Pienso que es a partir de Platón cuando se consuma el divorcio entre la retórica y la filosofía. Y no es gratuito que a Platón le interese tanto hacer una clara distinción entre ambas. Alrededor de Gorgias se habían reunido algunos de los jóvenes más brillantes y ambiciosos de Grecia, deseosos de dominar la palabra como arma para sus fines políticos. Entre ellos destacaron Protágoras de Abdera, Hipias de Élide, Antifonte, Critias y Trasímaco. Les llamaron “sofistas”, “maestros de sabiduría”, aunque el nombre pronto comenzó a cubrirse de un matiz peyorativo, entendiéndose a veces como “charlatanes”, “embaucadores”. En realidad, los sofistas desarrollaron un pensamiento propio a la medida de sus aspiraciones de poder, una reflexión acerca de la naturaleza del conocimiento y de la sociedad a partir del escepticismo y el relativismo. Pensaban que solo se podía crear conocimiento a partir de la opinión, porque el conocimiento verdadero es imposible. Ánthropon métron, decía Protágoras: “el hombre es la medida de las cosas”.
Pronto los atenienses comenzaron a relacionar a Sócrates con los sofistas. No es difícil entender que, aunque sus enseñanzas fueran de carácter tan diferente, el ciudadano de a pie, ajeno a estas cosas, tendiera a echar en un mismo saco a sofistas, filósofos, predicadores, charlatanes y embaucadores por igual. En una comedia estrenada en el 423 a.C., Las nubes, Aristófanes representa a Sócrates como un maestro que enseña a los jóvenes a no trabajar, a estafar y a irrespetar a sus padres. Después, cuando a Sócrates lo juzguen y lo condenen, una de las acusaciones contra él será precisamente que corrompía a la juventud. Por lealtad a su maestro, pero también por supervivencia propia, se entiende que a Platón le interesara limpiar la memoria de su maestro, pero también aclarar muy bien el carácter de sus enseñanzas. Su punto era: “nosotros somos filósofos, no unos simples sofistas”.

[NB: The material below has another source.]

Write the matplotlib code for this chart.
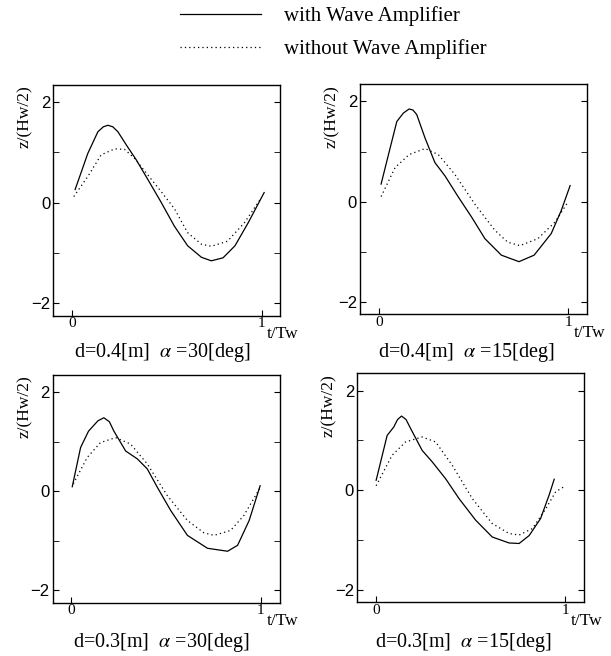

La retórica siguió su camino y se convirtió en una de las herramientas más efectivas de la democracia ateniense, dando método y disciplina a los discursos con que los ciudadanos deliberaban y dirimían. Poseemos discursos de Demóstenes, Lisias e Isócrates que demuestran el desarrollo alcanzado por la retórica en Atenas, pero también su importancia en el desarrollo y funcionamiento de la democracia. Historiadores como Heródoto y Tucídides muestran la influencia de la retórica en sus obras, y finalmente será el mismo Aristóteles el que le dedique el más importante estudio teórico de la antigüedad griega. Después, cuando pase a Roma, alcanzará nuevos estados de perfección con Cicerón y Quintiliano.
No creamos que la retórica murió con el mundo antiguo. Durante la Edad Media se convirtió en la base sobre la cual se desarrolló la oratoria cristiana. Así se transmitió hasta el Renacimiento, y de esa forma también pasó a América. Sabemos de “justas retóricas” que se celebraban en los conventos de la Caracas del siglo XVIII, de la misma manera que se celebraban en el resto de América y ya desde antes en Europa: dos novicios debían argumentar acerca del mismo problema teológico ante un jurado de expertos. Hoy, la retórica en tanto que arte del discurso y tratado de las técnicas de la manipulación mantienen una vigorosa vigencia en contextos tan disímiles como la publicidad o la lingüística, y aunque su aporte a la construcción del mundo moderno resulta indiscutible, su nombre no termina de deshacerse todavía de algunos prejuicios platónicos.